My current company has not put out any information on this yet but I am hopeful that something with emerge in the late fall to explain the choices.
Andy
If your company opts to have Roth 401(k) contributions you will have a choice between your regular pre-tax salary deferrals, Roth contributions or a combination of both. You're right that there is no income limit so highly compensated employees may decide to go with Roth contributions. Again, whether it will be good for you or not depends on whether you think you'll be taxed at a lower or higher rate when you retire. Some say "yes, definitely income tax rates will be higher." Some think we may have a flat tax of 15% one day. In other words - nobody knows for sure.

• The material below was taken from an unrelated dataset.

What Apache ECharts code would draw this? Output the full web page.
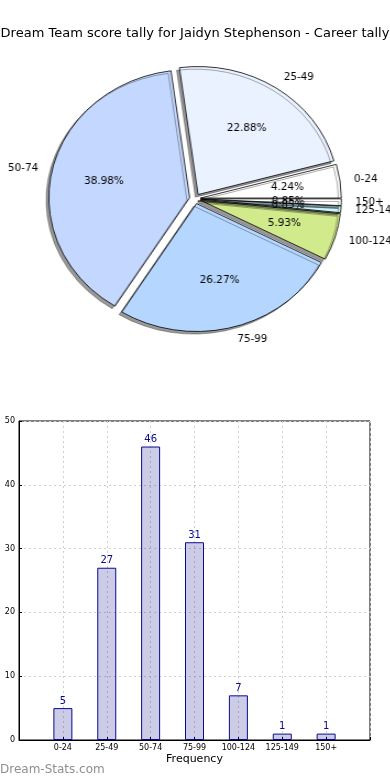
<!DOCTYPE html>
<html><head><meta charset="utf-8">
<script src="https://cdn.jsdelivr.net/npm/echarts@6/dist/echarts.min.js"></script>
<style>
html,body{margin:0;padding:0;background:#fff;overflow:hidden;}
#main{position:absolute;left:0;top:0;width:390px;height:780px;}
#pie{position:absolute;left:0;top:0;width:354.5px;height:400px;transform:scaleX(1.1);transform-origin:0 0;}
</style></head><body>
<div id="main"></div><div id="pie"></div>
<script>
const titleText = 'Dream Team score tally for Jaidyn Stephenson - Career tally';
const categories = ['0-24', '25-49', '50-74', '75-99', '100-124', '125-149', '150+'];
const counts = [5, 27, 46, 31, 7, 1, 1];
const sliceColors = ['#ffffff', '#eaf1ff', '#c4d8ff', '#b5d6ff', '#d1eb8c', '#ccf4ff', '#ffffff'];
const yTicks = [0, 10, 20, 30, 40, 50];
const xName = 'Frequency';
const watermark = 'Dream-Stats.com';

const FONT = 'DejaVu Sans';
const PIE_FONT = "'DejaVu Sans Condensed', 'DejaVu Sans'";

// ---- bar chart + title ----
const main = echarts.init(document.getElementById('main'), null, {renderer: 'canvas'});
const paddedCats = [''].concat(categories, ['']);
const paddedCounts = [null].concat(counts, [null]);
main.setOption({
  animation: false,
  backgroundColor: '#ffffff',
  title: {
    text: titleText, left: 'center', top: 22,
    textStyle: {fontFamily: FONT, fontSize: 13, fontWeight: 'normal', color: '#000'}
  },
  graphic: [{
    type: 'text', left: 0, top: 764,
    style: {text: watermark, fill: '#8f8f8f', font: '12px ' + FONT}
  }],
  grid: {left: 19, right: 20, top: 421, bottom: 40, show: true, borderColor: '#000', borderWidth: 1, backgroundColor: 'transparent'},
  xAxis: {
    type: 'category', data: paddedCats, boundaryGap: false,
    axisLine: {show: true, lineStyle: {color: '#000', width: 1}},
    axisTick: {show: true, inside: true, length: 3, lineStyle: {color: '#000'}},
    axisLabel: {interval: 0, fontFamily: FONT, fontSize: 8, color: '#000', margin: 4},
    splitLine: {show: true, lineStyle: {type: [2, 3], color: '#cfcfcf', width: 1}},
    name: xName, nameLocation: 'middle', nameGap: 14,
    nameTextStyle: {fontFamily: FONT, fontSize: 11, color: '#000'}
  },
  yAxis: {
    type: 'value', min: yTicks[0], max: yTicks[yTicks.length - 1], interval: yTicks[1] - yTicks[0],
    axisLine: {show: true, lineStyle: {color: '#000', width: 1}},
    axisTick: {show: true, inside: true, length: 3, lineStyle: {color: '#000'}},
    axisLabel: {fontFamily: FONT, fontSize: 8, color: '#000', margin: 4},
    splitLine: {show: true, lineStyle: {type: [2, 3], color: '#cfcfcf', width: 1}}
  },
  series: [{
    type: 'bar', data: paddedCounts, barWidth: 19,
    itemStyle: {color: 'rgba(0,0,128,0.2)', borderColor: '#0a0a8c', borderWidth: 1},
    label: {show: true, position: 'top', distance: 2, color: '#0a0a8c', fontFamily: FONT, fontSize: 10},
    emphasis: {disabled: true}
  }]
});

// ---- pie (horizontally stretched via container scale to give elliptical pie) ----
const pie = echarts.init(document.getElementById('pie'), null, {renderer: 'canvas'});
const R = 128;
const pieData = categories.map((c, i) => ({name: c, value: counts[i], selected: true, itemStyle: {color: sliceColors[i]}}));
const common = {
  type: 'pie', center: [177.3, 198.7], startAngle: 0, clockwise: false,
  selectedMode: 'multiple', selectedOffset: 5, avoidLabelOverlap: false,
  minAngle: 0, minShowLabelAngle: 0, emphasis: {disabled: true}, silent: true, percentPrecision: 2,
  labelLayout: {hideOverlap: false}
};
pie.setOption({
  animation: false,
  backgroundColor: 'transparent',
  series: [
    Object.assign({}, common, {
      radius: R,
      data: pieData,
      itemStyle: {borderColor: '#000', borderWidth: 0.8, shadowColor: 'rgba(0,0,0,0.4)', shadowBlur: 0, shadowOffsetX: -2.5, shadowOffsetY: 2.6},
      label: {show: true, position: 'outside', formatter: '{b}', fontFamily: PIE_FONT, fontSize: 10.5, color: '#000', distanceToLabelLine: 0},
      labelLine: {show: false, length: 0.1 * R, length2: 0}
    }),
    Object.assign({}, common, {
      radius: 1.2 * R,
      data: categories.map((c, i) => ({name: c, value: counts[i], selected: true})),
      itemStyle: {color: 'rgba(0,0,0,0)', borderWidth: 0},
      label: {show: true, position: 'inside', formatter: '{d}%', fontFamily: PIE_FONT, fontSize: 10.5, color: '#000'},
      labelLine: {show: false}
    })
  ]
});
</script>
</body></html>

And the most likely reason why you're company is keeping mum is because the implementation of the Roth 401(k) could be a cluster******** systems & payroll wise. So financial companies are rushing to get the kinks ironed out by 1/1/06.
VFish
09 May 2005, 08:44 PM
... Again, whether it will be good for you or not depends on whether you think you'll be taxed at a lower or higher rate when you retire. Some say "yes, definitely income tax rates will be higher." Some think we may have a flat tax of 15% one day. In other words - nobody knows for sure.Admittedly I haven’t studied the ramifications, and I can understand how a National Sales tax might throw a monkey wrench into to best of plans, but why would a flat tax would change the equation for us common folk, especially those with a long term horizon?
VFish
10 May 2005, 06:49 AM
Admittedly I haven’t studied the ramifications, and I can understand how a National Sales tax might throw a monkey wrench into to best of plans, but why would a flat tax would change the equation for us common folk, especially those with a long term horizon?I assume it's because Capital Gains aren't taxed under the "Flat Tax" so traditional IRA money will completely excape taxation.